County: Supervisors urge a compromise on a plan to cap funding for law enforcement. Judy Mikels questions validity of dire budget forecast.


Heading off a showdown with law enforcement officials, county supervisors on Tuesday postponed a decision to reduce public safety budgets, instead seeking a compromise with the sheriff and district attorney.

Making good on his promise to push for cutbacks, Chief Administrative Officer Harry Hufford pointedly told supervisors that funneling millions of dollars into law enforcement hurts all other Ventura County departments and restricts the board's ability to balance the budget.

"The limits placed on county government continues to put county government in an economic vise," Hufford said.

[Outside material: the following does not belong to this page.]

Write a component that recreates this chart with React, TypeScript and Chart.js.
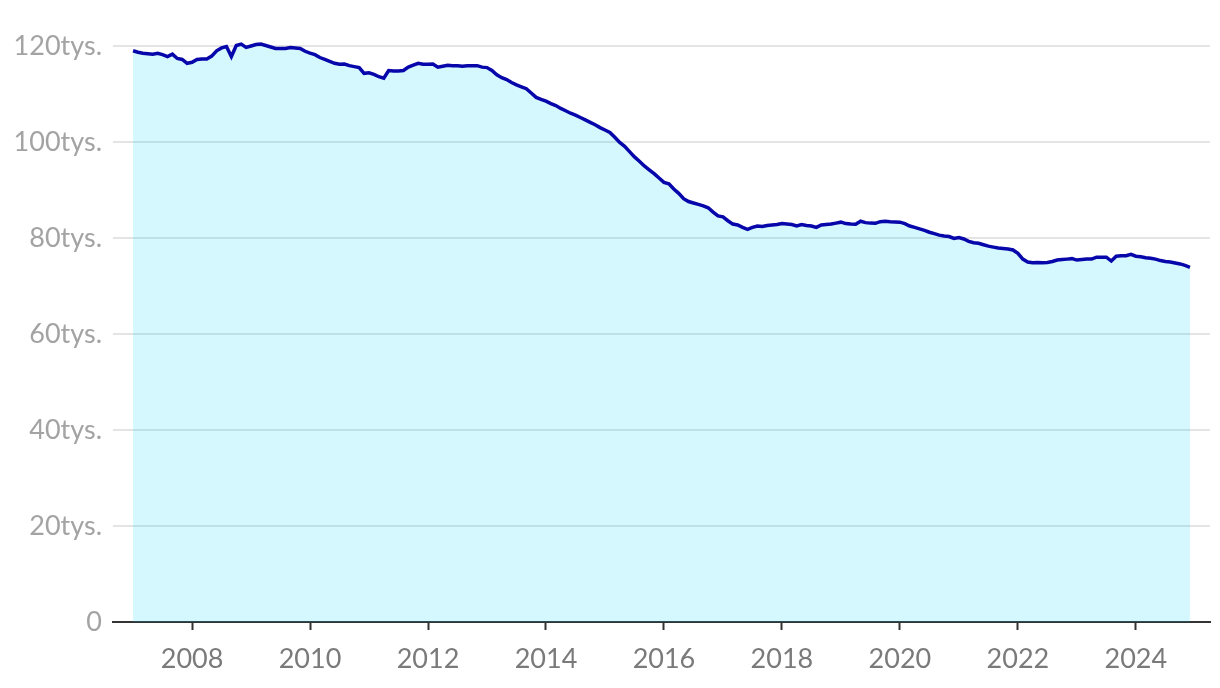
import React, { useEffect, useRef } from "react";
import { Chart, registerables } from "chart.js";

Chart.register(...registerables);

const startYear = 2007;
const xTickYears = [2008, 2010, 2012, 2014, 2016, 2018, 2020, 2022, 2024];
const yTickValues = [0, 20, 40, 60, 80, 100, 120];

// Monthly values, thousands
const y2007 = [119.0, 118.7, 118.5, 118.4, 118.3, 118.5, 118.2, 117.8, 118.3, 117.4, 117.2, 116.4];
const y2008 = [116.6, 117.2, 117.3, 117.3, 117.9, 119.0, 119.6, 119.9, 117.8, 120.1, 120.4, 119.7];
const y2009 = [120.0, 120.3, 120.4, 120.1, 119.8, 119.5, 119.5, 119.5, 119.7, 119.6, 119.5, 118.9];
const y2010 = [118.5, 118.2, 117.6, 117.2, 116.8, 116.4, 116.2, 116.25, 115.9, 115.7, 115.5, 114.3];
const y2011 = [114.4, 114.1, 113.6, 113.3, 114.9, 114.8, 114.8, 114.9, 115.6, 116.0, 116.4, 116.2];
const y2012 = [116.2, 116.25, 115.6, 115.8, 116.0, 115.9, 115.9, 115.8, 115.9, 115.9, 115.9, 115.6];
const y2013 = [115.5, 114.9, 114.0, 113.4, 113.0, 112.4, 111.9, 111.5, 111.1, 110.2, 109.3, 108.9];
const y2014 = [108.5, 108.0, 107.6, 107.0, 106.5, 106.0, 105.6, 105.1, 104.6, 104.1, 103.6, 103.0];
const y2015 = [102.5, 102.0, 101.0, 99.9, 99.1, 98.0, 96.9, 96.0, 95.0, 94.2, 93.4, 92.5];
const y2016 = [91.6, 91.3, 90.2, 89.3, 88.2, 87.6, 87.3, 87.0, 86.7, 86.3, 85.4, 84.6];
const y2017 = [84.4, 83.6, 82.9, 82.7, 82.2, 81.8, 82.2, 82.5, 82.4, 82.6, 82.7, 82.8];
const y2018 = [83.0, 82.9, 82.8, 82.5, 82.8, 82.6, 82.5, 82.2, 82.7, 82.8, 82.9, 83.1];
const y2019 = [83.3, 83.0, 82.9, 82.85, 83.5, 83.2, 83.1, 83.05, 83.4, 83.5, 83.4, 83.35];
const y2020 = [83.3, 83.0, 82.5, 82.2, 81.9, 81.6, 81.2, 80.9, 80.6, 80.4, 80.3, 79.9];
const y2021 = [80.1, 79.8, 79.3, 79.0, 78.9, 78.6, 78.3, 78.1, 77.9, 77.8, 77.7, 77.5];
const y2022 = [76.8, 75.6, 75.0, 74.85, 74.9, 74.85, 74.9, 75.1, 75.4, 75.5, 75.6, 75.7];
const y2023 = [75.4, 75.5, 75.6, 75.6, 76.0, 76.0, 76.0, 75.2, 76.2, 76.3, 76.3, 76.6];
const y2024 = [76.2, 76.1, 75.9, 75.8, 75.6, 75.3, 75.1, 75.0, 74.8, 74.6, 74.3, 73.9];

const monthlyValues = [
  ...y2007, ...y2008, ...y2009, ...y2010, ...y2011, ...y2012,
  ...y2013, ...y2014, ...y2015, ...y2016, ...y2017, ...y2018,
  ...y2019, ...y2020, ...y2021, ...y2022, ...y2023, ...y2024,
];

export default function App() {
  const canvasRef = useRef<HTMLCanvasElement | null>(null);

  useEffect(() => {
    if (!canvasRef.current) return;
    const points = monthlyValues.map((v, i) => ({ x: startYear + i / 12, y: v }));
    const lastX = startYear + (monthlyValues.length - 1) / 12;
    const pad = 0.34;
    const font = "Lato, 'Noto Sans', sans-serif";

    const chart = new Chart(canvasRef.current, {
      type: "line",
      data: {
        datasets: [
          {
            data: points,
            borderColor: "#0606aa",
            borderWidth: 3.5,
            backgroundColor: "rgba(0, 214, 243, 0.17)",
            fill: "origin",
            pointRadius: 0,
            tension: 0,
            clip: false as any,
          },
        ],
      },
      options: {
        animation: false,
        responsive: false,
        maintainAspectRatio: false,
        layout: { padding: { top: 46, right: 10, left: 0, bottom: 0 } },
        plugins: { legend: { display: false }, tooltip: { enabled: false } },
        scales: {
          x: {
            type: "linear",
            min: startYear - pad,
            max: lastX + pad,
            afterBuildTicks: (scale: any) => {
              scale.ticks = xTickYears.map((v) => ({ value: v }));
            },
            afterFit: (scale: any) => {
              scale.height = 66;
            },
            border: { display: true, color: "#333333", width: 2 },
            grid: {
              drawOnChartArea: false,
              drawTicks: true,
              tickLength: 8,
              tickColor: "#333333",
              tickWidth: 2,
            },
            ticks: {
              autoSkip: false,
              maxRotation: 0,
              padding: 13,
              color: "#7a7a7a",
              font: { family: font, size: 27 },
              callback: (v: any) => String(v),
            },
          },
          y: {
            type: "linear",
            min: 0,
            max: 120,
            afterBuildTicks: (scale: any) => {
              scale.ticks = yTickValues.map((v) => ({ value: v }));
            },
            afterFit: (scale: any) => {
              scale.width = 113;
            },
            border: { display: false },
            grid: {
              color: "#e4e4e4",
              lineWidth: 2,
              drawTicks: false,
            },
            ticks: {
              padding: 11,
              color: "#a3a3a3",
              font: { family: font, size: 27 },
              callback: (v: any) => (v === 0 ? "0" : `${v}tys.`),
            },
          },
        },
      },
    });
    return () => chart.destroy();
  }, []);

  return (
    <div style={{ position: "fixed", left: 0, top: 0, width: 1220, height: 688, background: "#ffffff" }}>
      <canvas ref={canvasRef} width={1220} height={688} style={{ display: "block", width: 1220, height: 688 }} />
    </div>
  );
}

But some of the county's most powerful political forces, including the sheriff and the president of the deputy sheriffs' union, also attended Tuesday's meeting and told supervisors that Hufford's plan would cripple the county's policing efforts.

Such cutbacks would "guarantee a reduction in services every year," Sheriff Bob Brooks warned.

After a heated discussion, board members opted to wait at least another week while the two sides work on a plan they could both endorse.

Hufford is pushing for a 3.75% cap on annual inflationary hikes. The restriction would limit inflationary increases paid for out of the county's general fund. Current increases are pushed largely by raises, which have jumped as high as 10% annually.

The county's direct contributions are in addition to the more than $40 million the law enforcement agencies receive from Proposition 172, a statewide half-cent sales tax for public safety that voters approved in 1993. Under pressure from the sheriff and district attorney, supervisors in 1995 passed an ordinance promising that all Proposition 172 funds would go to four agencies: the district attorney, Sheriff's Department, probation and public defender.

Hufford also is advocating that the county should be able to suspend the ordinance whenever the general fund is too tight.

Hufford's plan is the first serious challenge to the ordinance since its adoption. Tuesday's presentation followed Hufford's budget update last week where he told supervisors they were facing a $7.3-million shortfall and blamed the ordinance for handcuffing his ability to balance the bottom line.

Supervisor Judy Mikels on Tuesday lashed out at Hufford's forecast, arguing that the numbers can easily be manipulated to support one side's view.

"I have absolutely no confidence, none, zip, zero in the numbers out there now," said Mikels, adding she would not support any change in funding until she was assured the board is dealing with accurate information.

"The public wanted cops on the street and district attorneys and firefighters. . . . And I will not vote for a reduction in that or in a reduction in [public safety funding] until I get the right numbers."

Other supervisors said they were confident that Hufford's report, which said that more than half of the county's discretionary funds went toward public safety, was accurate and that some changes are necessary.

"I think this board lost considerable authority over the budget, which concerns me," Supervisor John K. Flynn said. "And I think that has to be corrected somehow."

In comments to supervisors, Brooks and Chief Deputy Dist. Atty. Greg Totten, speaking on behalf of Dist. Atty. Michael D. Bradbury, asked the board to allow for extra time at the bargaining table.

The supervisors agreed, ordering Brooks, Hufford and other undetermined officials to work toward a compromise and return to the board with a report next Tuesday.

Hufford, meanwhile, also will work out the details for when supervisors would be allowed to declare a fiscal emergency and suspend the guaranteed public safety funding.

Brooks said he will dedicate himself in the next week to coming up with alternatives.

"We'll develop an array of options as far as our imagination will take us," Brooks said.